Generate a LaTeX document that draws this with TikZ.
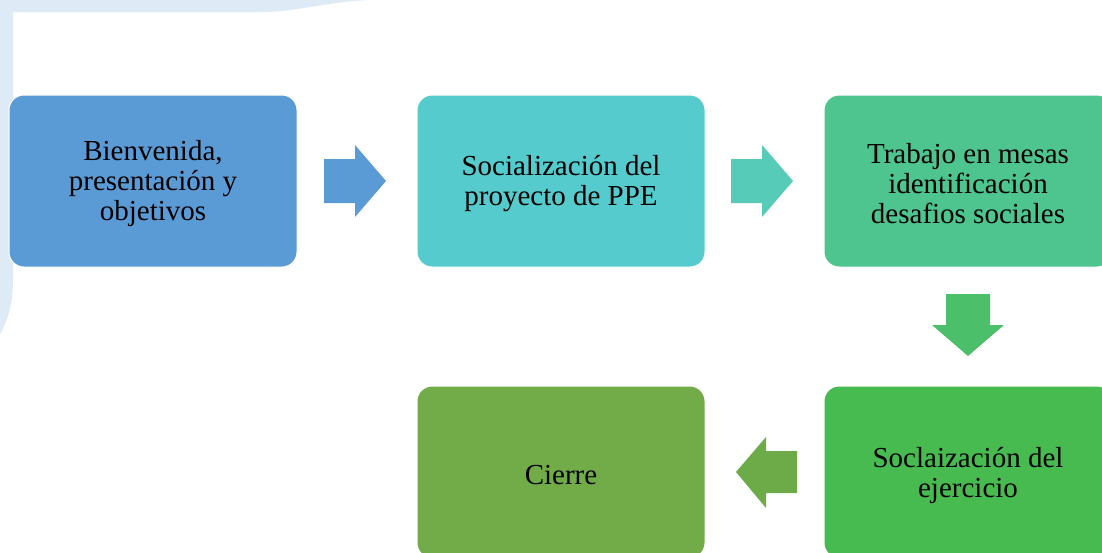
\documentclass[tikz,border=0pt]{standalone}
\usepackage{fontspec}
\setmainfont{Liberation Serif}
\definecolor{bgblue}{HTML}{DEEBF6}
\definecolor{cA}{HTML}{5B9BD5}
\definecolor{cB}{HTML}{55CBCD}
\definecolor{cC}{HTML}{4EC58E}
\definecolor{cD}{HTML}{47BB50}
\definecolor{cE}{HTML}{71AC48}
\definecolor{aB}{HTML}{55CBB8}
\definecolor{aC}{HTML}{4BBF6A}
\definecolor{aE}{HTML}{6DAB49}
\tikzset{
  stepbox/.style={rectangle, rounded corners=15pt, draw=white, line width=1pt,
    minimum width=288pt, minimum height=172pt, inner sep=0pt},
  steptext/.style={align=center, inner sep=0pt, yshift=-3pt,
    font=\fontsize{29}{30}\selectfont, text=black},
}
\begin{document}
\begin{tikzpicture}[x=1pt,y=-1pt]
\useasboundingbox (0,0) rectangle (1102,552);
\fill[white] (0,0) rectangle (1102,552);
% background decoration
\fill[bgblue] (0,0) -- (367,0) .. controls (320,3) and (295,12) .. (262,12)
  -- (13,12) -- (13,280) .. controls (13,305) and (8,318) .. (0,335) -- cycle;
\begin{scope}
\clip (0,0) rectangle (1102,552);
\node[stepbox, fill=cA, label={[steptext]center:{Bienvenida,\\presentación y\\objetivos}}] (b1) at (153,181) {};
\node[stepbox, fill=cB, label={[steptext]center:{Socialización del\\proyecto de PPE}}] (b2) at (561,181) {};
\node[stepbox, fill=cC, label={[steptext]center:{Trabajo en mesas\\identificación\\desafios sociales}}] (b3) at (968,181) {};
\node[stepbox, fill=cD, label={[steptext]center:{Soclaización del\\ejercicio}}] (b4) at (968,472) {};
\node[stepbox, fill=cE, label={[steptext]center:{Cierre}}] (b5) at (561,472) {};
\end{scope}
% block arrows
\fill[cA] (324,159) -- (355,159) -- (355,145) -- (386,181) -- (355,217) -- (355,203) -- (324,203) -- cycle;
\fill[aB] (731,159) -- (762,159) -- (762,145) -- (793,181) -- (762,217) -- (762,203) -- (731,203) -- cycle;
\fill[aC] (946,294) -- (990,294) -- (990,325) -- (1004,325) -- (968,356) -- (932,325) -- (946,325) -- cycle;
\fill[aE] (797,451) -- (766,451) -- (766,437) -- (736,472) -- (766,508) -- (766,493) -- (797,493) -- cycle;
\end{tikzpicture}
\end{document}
------------
• _Requirement_: Transcribe all of the material exactly, leaving out whatever pictures it contains.

• _Correct answer_:
Generate a LaTeX document that draws this with TikZ.
\documentclass[tikz,border=0pt]{standalone}
\usepackage{fontspec}
\setmainfont{Liberation Serif}
\definecolor{bgblue}{HTML}{DEEBF6}
\definecolor{cA}{HTML}{5B9BD5}
\definecolor{cB}{HTML}{55CBCD}
\definecolor{cC}{HTML}{4EC58E}
\definecolor{cD}{HTML}{47BB50}
\definecolor{cE}{HTML}{71AC48}
\definecolor{aB}{HTML}{55CBB8}
\definecolor{aC}{HTML}{4BBF6A}
\definecolor{aE}{HTML}{6DAB49}
\tikzset{
  stepbox/.style={rectangle, rounded corners=15pt, draw=white, line width=1pt,
    minimum width=288pt, minimum height=172pt, inner sep=0pt},
  steptext/.style={align=center, inner sep=0pt, yshift=-3pt,
    font=\fontsize{29}{30}\selectfont, text=black},
}
\begin{document}
\begin{tikzpicture}[x=1pt,y=-1pt]
\useasboundingbox (0,0) rectangle (1102,552);
\fill[white] (0,0) rectangle (1102,552);
% background decoration
\fill[bgblue] (0,0) -- (367,0) .. controls (320,3) and (295,12) .. (262,12)
  -- (13,12) -- (13,280) .. controls (13,305) and (8,318) .. (0,335) -- cycle;
\begin{scope}
\clip (0,0) rectangle (1102,552);
\node[stepbox, fill=cA, label={[steptext]center:{Bienvenida,\\presentación y\\objetivos}}] (b1) at (153,181) {};
\node[stepbox, fill=cB, label={[steptext]center:{Socialización del\\proyecto de PPE}}] (b2) at (561,181) {};
\node[stepbox, fill=cC, label={[steptext]center:{Trabajo en mesas\\identificación\\desafios sociales}}] (b3) at (968,181) {};
\node[stepbox, fill=cD, label={[steptext]center:{Soclaización del\\ejercicio}}] (b4) at (968,472) {};
\node[stepbox, fill=cE, label={[steptext]center:{Cierre}}] (b5) at (561,472) {};
\end{scope}
% block arrows
\fill[cA] (324,159) -- (355,159) -- (355,145) -- (386,181) -- (355,217) -- (355,203) -- (324,203) -- cycle;
\fill[aB] (731,159) -- (762,159) -- (762,145) -- (793,181) -- (762,217) -- (762,203) -- (731,203) -- cycle;
\fill[aC] (946,294) -- (990,294) -- (990,325) -- (1004,325) -- (968,356) -- (932,325) -- (946,325) -- cycle;
\fill[aE] (797,451) -- (766,451) -- (766,437) -- (736,472) -- (766,508) -- (766,493) -- (797,493) -- cycle;
\end{tikzpicture}
\end{document}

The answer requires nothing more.